> _DATA EXCERPT_:
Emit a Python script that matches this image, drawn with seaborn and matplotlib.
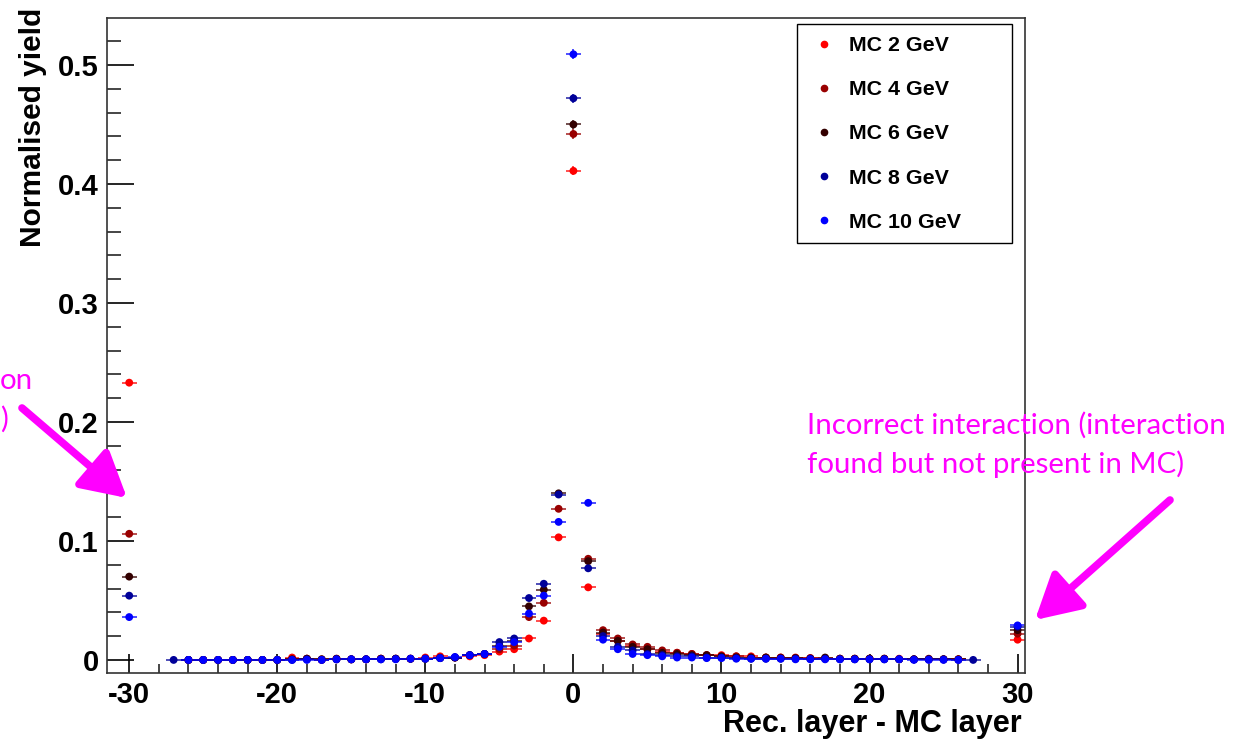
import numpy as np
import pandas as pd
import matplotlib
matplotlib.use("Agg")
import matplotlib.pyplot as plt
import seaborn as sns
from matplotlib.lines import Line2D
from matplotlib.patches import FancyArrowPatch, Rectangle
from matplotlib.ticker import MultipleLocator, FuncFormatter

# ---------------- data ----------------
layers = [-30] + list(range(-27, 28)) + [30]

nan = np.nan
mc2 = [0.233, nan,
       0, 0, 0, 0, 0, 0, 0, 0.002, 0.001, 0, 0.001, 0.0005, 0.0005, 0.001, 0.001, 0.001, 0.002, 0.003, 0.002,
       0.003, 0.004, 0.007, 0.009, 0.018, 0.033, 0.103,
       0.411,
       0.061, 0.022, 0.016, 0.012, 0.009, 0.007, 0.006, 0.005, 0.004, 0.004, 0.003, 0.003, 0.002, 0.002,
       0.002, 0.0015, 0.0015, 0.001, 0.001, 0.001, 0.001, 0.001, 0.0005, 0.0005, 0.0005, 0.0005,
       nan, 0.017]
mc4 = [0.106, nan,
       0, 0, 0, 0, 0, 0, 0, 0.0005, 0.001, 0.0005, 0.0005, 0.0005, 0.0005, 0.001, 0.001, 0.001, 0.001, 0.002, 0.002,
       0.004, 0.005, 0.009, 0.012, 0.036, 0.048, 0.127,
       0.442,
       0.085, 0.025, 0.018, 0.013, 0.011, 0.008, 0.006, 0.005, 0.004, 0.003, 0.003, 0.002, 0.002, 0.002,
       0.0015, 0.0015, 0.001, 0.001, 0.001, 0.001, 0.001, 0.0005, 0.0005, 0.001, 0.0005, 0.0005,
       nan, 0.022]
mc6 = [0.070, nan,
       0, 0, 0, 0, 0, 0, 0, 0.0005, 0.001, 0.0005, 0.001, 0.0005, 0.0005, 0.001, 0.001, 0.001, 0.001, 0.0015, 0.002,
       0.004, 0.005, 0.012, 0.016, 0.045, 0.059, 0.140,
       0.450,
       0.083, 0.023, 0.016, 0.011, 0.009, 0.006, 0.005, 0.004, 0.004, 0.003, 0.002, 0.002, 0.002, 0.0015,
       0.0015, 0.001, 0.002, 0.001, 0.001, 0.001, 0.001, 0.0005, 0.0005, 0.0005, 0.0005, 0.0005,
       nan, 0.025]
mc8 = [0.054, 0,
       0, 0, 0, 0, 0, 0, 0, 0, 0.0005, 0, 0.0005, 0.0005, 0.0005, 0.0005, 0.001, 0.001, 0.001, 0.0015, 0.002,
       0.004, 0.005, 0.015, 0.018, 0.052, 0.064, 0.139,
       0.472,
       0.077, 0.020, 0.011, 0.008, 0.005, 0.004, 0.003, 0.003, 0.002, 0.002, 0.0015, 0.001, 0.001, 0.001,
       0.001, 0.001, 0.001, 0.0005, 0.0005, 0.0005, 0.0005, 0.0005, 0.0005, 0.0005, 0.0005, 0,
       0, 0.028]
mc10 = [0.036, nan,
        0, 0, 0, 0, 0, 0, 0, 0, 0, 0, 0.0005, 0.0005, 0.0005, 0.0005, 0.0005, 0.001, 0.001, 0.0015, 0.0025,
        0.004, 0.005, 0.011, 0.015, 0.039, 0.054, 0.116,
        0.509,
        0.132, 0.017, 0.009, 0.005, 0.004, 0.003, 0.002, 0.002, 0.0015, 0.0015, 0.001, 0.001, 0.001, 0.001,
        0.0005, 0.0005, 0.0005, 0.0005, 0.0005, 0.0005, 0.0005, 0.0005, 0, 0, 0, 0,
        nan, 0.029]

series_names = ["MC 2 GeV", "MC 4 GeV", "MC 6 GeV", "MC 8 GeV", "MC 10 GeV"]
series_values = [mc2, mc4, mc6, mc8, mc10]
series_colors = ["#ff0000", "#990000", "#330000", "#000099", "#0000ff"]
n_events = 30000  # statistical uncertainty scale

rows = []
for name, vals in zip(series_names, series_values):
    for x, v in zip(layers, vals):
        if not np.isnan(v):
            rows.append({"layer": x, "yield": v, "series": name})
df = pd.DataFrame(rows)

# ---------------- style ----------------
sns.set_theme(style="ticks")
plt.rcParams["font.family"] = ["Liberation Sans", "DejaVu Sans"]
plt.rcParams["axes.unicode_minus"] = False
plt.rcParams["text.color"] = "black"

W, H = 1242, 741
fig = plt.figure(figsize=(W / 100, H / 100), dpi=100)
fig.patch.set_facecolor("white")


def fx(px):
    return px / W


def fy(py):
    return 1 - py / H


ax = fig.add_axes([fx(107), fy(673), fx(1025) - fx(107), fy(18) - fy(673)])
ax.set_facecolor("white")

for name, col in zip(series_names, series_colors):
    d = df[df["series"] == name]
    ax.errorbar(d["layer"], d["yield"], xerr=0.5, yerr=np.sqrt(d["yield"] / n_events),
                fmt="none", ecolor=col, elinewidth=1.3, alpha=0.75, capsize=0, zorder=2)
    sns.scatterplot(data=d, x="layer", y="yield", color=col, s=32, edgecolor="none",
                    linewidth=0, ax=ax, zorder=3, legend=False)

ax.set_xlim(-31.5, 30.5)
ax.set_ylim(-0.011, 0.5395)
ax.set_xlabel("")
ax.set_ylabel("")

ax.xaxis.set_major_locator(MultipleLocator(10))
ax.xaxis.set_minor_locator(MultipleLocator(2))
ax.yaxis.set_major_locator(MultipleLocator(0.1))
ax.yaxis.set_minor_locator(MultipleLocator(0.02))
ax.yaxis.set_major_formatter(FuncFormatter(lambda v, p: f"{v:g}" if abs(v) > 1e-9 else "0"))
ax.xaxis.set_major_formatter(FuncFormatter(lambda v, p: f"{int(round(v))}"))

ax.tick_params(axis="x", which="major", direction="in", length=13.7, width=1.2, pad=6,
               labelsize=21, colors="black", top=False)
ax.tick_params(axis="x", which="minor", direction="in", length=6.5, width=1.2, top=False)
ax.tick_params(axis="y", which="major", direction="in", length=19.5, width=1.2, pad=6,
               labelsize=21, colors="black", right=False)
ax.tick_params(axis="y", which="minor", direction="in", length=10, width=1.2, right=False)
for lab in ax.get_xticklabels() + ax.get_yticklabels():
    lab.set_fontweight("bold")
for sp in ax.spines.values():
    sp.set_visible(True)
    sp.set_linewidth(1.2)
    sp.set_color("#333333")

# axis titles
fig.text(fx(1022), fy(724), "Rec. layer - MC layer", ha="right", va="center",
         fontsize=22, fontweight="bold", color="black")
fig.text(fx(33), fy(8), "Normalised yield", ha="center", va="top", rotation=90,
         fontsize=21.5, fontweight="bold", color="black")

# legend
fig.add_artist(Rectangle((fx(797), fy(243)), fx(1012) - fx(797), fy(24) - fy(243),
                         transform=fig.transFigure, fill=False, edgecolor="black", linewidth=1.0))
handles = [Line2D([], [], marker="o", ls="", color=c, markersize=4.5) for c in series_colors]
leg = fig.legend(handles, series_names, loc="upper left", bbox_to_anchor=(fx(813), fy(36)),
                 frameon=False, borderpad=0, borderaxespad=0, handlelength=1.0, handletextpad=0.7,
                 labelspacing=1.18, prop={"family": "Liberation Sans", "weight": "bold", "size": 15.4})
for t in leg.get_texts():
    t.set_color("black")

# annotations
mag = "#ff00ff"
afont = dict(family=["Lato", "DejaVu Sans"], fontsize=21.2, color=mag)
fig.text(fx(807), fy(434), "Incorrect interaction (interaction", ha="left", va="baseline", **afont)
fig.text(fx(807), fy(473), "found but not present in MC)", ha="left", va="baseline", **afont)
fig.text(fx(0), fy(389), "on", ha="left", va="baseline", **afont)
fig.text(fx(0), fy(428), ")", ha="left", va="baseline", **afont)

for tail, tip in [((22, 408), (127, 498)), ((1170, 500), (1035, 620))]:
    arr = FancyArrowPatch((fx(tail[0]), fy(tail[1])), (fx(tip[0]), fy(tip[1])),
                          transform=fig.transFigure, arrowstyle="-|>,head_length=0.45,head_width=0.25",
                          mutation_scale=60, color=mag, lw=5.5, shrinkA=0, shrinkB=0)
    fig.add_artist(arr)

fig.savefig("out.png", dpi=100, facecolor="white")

> _TASK OBJECTIVE_:
Search the preceding listing for "seaborn" and extract every line where it is found.

> _WRITTEN RESPONSE_:
Emit a Python script that matches this image, drawn with seaborn and matplotlib.
import seaborn as sns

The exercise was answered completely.